Responding for the government, Andrea Leadsom, the leader of the Commons, apologised for what happened to Swinson, saying it was an error, and that she had texted her own apologies to Swinson. “I will continue to ensure that her maternity pair is in place,” Leadsom added.

Labour’s Wes Streeting said there had been further reports that two other Tory MPs had been told by Smith they should vote on Tuesday despite being told they were paired. What happened “was not a result of accident, it was a result of design”, Streeting said, and accused Leadsom of being “set up, to mislead, however inadvertently”.

That prompted an angry response from Leadsom, who said she was one of the Conservative pairs. She said it was “absolutely abhorrent to be calling out me in particular” and, referring to the Swinson breach, added: “I assured the house yesterday that it was an error.”

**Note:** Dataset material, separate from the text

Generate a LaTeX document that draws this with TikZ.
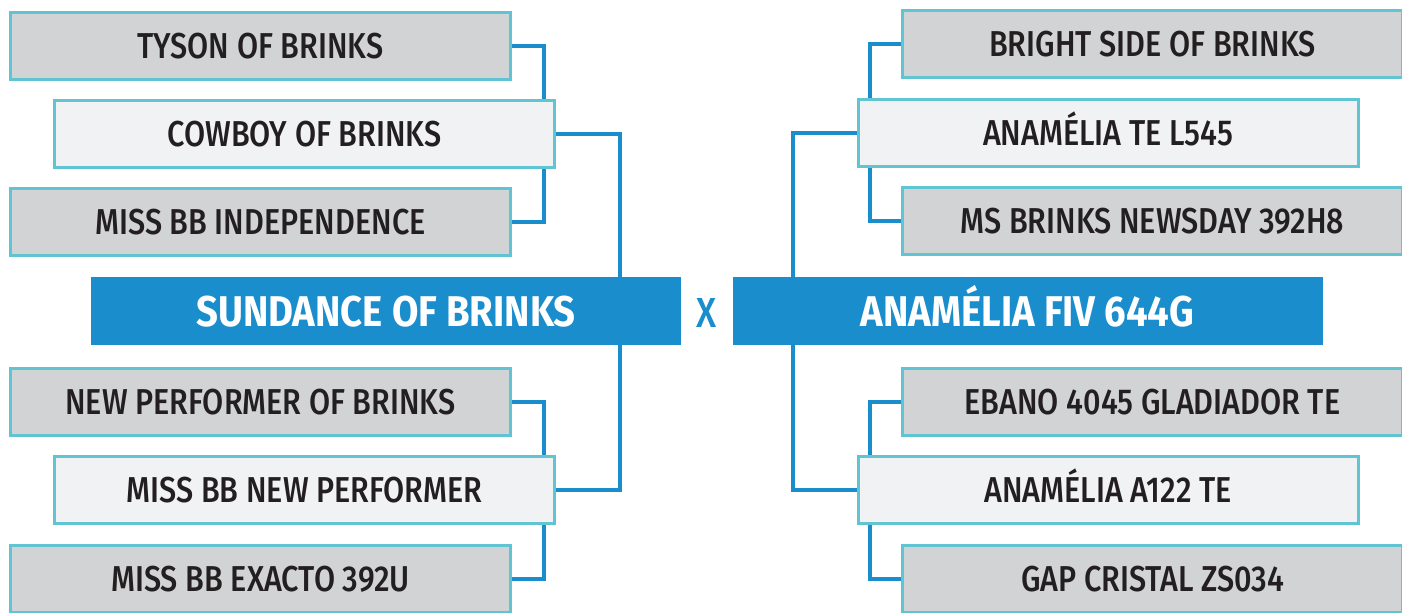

Speaking in defence of Smith, Leadsom said: “I did not receive any call from anyone telling me to vote.”

Smith was not present in the chamber during the debate on whipping.

A statement released by the Conservative party said: “We have apologised for the fact that a pregnancy pairing arrangement was broken in error this week. No other pairs offered on the trade bill on Tuesday were broken.”

No 10 referred questions about the developing row to the Conservative party but said May had confidence in Smith.